De ahí que la derrota del «Apruebo» sería peor para las clases populares antes que para cualquier otro grupo social. Sería un golpe bajo la línea de flotación de una recomposición política mucho peor que para las clases medias, cuyos partidos no arriesgan perder total control del proceso constituyente. La movilización inédita de los últimos años en torno al cambio constitucional, y antes en las luchas sociales, se vería deslegitimada y en las palabras que el discurso restaurador del pacto de la Transición habría logrado instalar como narrativa. Mientras las clases medias siempre podrán resolver este impase en el parlamento, pues el Estado seguirá existiendo y su composición política está asegurada, las clases populares perderán buena parte de lo avanzado.

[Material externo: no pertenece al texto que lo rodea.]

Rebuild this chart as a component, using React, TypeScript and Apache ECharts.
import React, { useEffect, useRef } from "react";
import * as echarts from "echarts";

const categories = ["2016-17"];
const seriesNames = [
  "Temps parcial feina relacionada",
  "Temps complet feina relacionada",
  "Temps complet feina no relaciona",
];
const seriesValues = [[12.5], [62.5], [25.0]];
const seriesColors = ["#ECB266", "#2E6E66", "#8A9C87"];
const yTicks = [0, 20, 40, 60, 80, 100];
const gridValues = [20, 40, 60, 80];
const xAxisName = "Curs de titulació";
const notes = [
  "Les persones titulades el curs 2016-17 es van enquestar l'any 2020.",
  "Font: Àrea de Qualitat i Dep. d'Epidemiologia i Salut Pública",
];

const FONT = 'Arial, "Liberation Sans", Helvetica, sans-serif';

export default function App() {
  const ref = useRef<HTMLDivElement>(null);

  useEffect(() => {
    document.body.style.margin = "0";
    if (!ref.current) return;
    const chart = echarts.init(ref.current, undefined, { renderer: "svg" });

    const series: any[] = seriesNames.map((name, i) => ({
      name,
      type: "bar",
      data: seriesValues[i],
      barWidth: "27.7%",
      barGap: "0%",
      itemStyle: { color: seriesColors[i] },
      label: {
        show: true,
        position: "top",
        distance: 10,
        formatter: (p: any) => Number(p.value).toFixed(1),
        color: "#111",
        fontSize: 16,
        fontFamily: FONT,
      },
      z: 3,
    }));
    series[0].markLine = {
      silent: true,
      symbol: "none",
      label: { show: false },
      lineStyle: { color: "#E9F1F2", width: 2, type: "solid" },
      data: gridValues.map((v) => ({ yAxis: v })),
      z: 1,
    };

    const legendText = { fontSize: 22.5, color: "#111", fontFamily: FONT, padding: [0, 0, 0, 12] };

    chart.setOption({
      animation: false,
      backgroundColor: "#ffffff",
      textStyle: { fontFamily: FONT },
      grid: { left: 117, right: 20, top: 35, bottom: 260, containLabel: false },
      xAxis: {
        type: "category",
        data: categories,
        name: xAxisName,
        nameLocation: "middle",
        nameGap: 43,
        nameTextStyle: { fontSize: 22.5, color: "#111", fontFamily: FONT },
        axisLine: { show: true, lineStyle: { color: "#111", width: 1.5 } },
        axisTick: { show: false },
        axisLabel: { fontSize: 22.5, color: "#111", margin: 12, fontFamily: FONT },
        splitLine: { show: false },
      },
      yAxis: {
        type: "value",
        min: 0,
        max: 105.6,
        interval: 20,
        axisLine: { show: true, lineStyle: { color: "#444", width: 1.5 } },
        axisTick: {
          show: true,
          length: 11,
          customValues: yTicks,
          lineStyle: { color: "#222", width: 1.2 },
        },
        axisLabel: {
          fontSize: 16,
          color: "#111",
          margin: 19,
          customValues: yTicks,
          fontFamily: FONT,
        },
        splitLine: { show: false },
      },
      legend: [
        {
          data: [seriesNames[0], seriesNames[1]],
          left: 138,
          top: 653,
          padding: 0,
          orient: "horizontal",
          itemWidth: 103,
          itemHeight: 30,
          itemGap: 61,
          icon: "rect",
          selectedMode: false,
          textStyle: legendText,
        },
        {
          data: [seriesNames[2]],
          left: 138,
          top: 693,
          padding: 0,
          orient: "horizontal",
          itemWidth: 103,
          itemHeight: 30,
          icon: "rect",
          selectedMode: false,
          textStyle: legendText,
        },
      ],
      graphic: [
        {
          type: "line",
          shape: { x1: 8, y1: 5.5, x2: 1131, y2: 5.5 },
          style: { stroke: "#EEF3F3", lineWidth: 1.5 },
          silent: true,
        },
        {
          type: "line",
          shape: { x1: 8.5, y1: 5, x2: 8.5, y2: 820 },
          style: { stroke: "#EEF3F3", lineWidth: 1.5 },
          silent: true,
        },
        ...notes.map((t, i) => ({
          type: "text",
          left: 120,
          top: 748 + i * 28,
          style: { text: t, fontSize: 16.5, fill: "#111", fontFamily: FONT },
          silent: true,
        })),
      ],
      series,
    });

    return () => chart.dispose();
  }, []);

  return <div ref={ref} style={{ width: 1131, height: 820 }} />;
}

Una victoria, en cambio, sería un salto adelante: legitimaría el proceso político dirigido por las clases populares por un tiempo suficiente para superar los límites que ahora las paralizan. No solo abriría un nuevo ciclo histórico constitucional, más democrático e igualitario, sino que además refundaría la república y la democracia con el pueblo al medio. Para la izquierda sería un paso enorme. Daría un nuevo aire a las vanguardias de las clases populares para continuar su recomposición y superar las limitaciones históricas. Es posible mantener la alianza por un tiempo, porque el enemigo de las clases populares seguirá siendo la oligarquía y habrá obligación de defender la nueva Constitución, pero eso se podría hacer con fuerza propia.